Constructive criticism anyway.
Your biggest critic should always be you, but sometimes we lack the experience and knowledge to be. That is why in starting my blog, I’ve actively been seeking the help of others to critique my work so I feel less like I’m drowning.
From my experience, we tend to be more detailed and helpful critics when looking at the work of others rather than our own. I know that in my case, criticism of my own work tends to end in a proclamation of “it’s bad” whereas if I was critiquing the work of someone else, I’d offer a specific thing for them to look at. Since the general image one conjures up when thinking about criticism is that of negative criticism, it’s easy to forget that criticism can be both good and bad.
It seems as though now more than ever we are seeking validation for everything we do, and we get confused and upset when we don’t find it on our first try. I’m speaking in broad terms of course, but in this media age everyone is looking for a pat on the head; a well done or good job and so feel cheated when their efforts go unnoticed or seemingly underappreciated.
That catchy title you thought you’d created. That paragraph you’d agonized over for nearly an hour. That post you made about an obscure topic you were so certain would be thought provoking for your readers and would strike up a fervent discussion in the comments. All of them apparently weren’t as great as you thought.
But I worked really hard on that.
I thought it was good.
These are the typical thoughts that run through my mind when I recieve negative criticism, and I’m sure I’m not alone. As I’m trying to find my feet with this blog, I’m learning that it’s ok that as of right now I can’t catch all my mistakes.
Of course I thought it was good. I knew no better.
Any yet my initial reaction, even if it is momentary, is to feel as though I’d been stabbed by my most beloved.
“Maybe you should try a different font”
Tiff mentally stumbles, wounded from the harsh remark. She had loved that font. They knew that. How could they betray her like this?
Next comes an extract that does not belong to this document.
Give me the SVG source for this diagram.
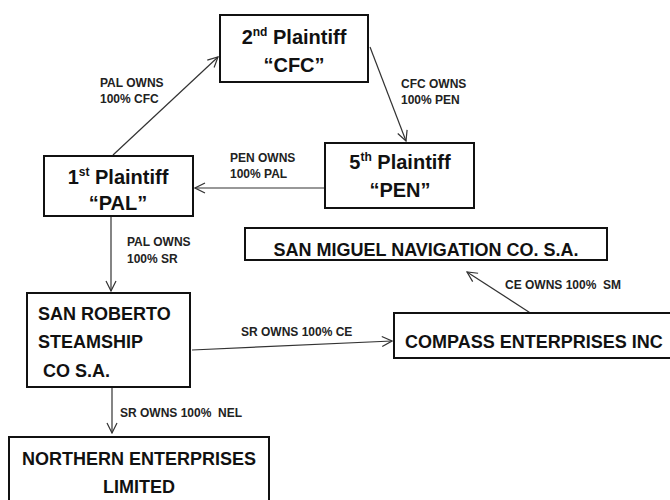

How could they rip her heart out right in front of her by suggesting such a thing?
Dramatic but accurate.
Whilst it is my blog and so I can do whatever I want with it; that doesn’t mean that every choice I make as a novice blogger is the best for my blog. It’s important that going forward I accept my current limitations and take constructive criticism at its face value and use it as a learning tool to develop.
The problem is that unlike children, adults don’t typically have their hands held when they start a new venture. As such, we are often flying blind with no point of reference to further develop our own skills. Sure we can compare ourselves to the most successful, but that has it’s limitations. Mainly the fact that it can be daunting and discouraging to compare yourself to a position so vastly different from your own.
This is why we ask others to take a look at our posts and encourage them to give us ‘feedback’. These are all roundabout ways of us asking them to give us constructive criticism without directly saying “criticize my work” and so it seems safer. We want to improve and and we acknowledge that we need the help of others to know how. We don’t yet know what we are doing and that’s ok.
I’m learning that with the help of others lending me their critical eye, I’ll be able to better develop and exercise my own to improve my content and my constructive contributions to discussions.
I’m not being attacked. I’m being helped; and accepting help will only help me develop.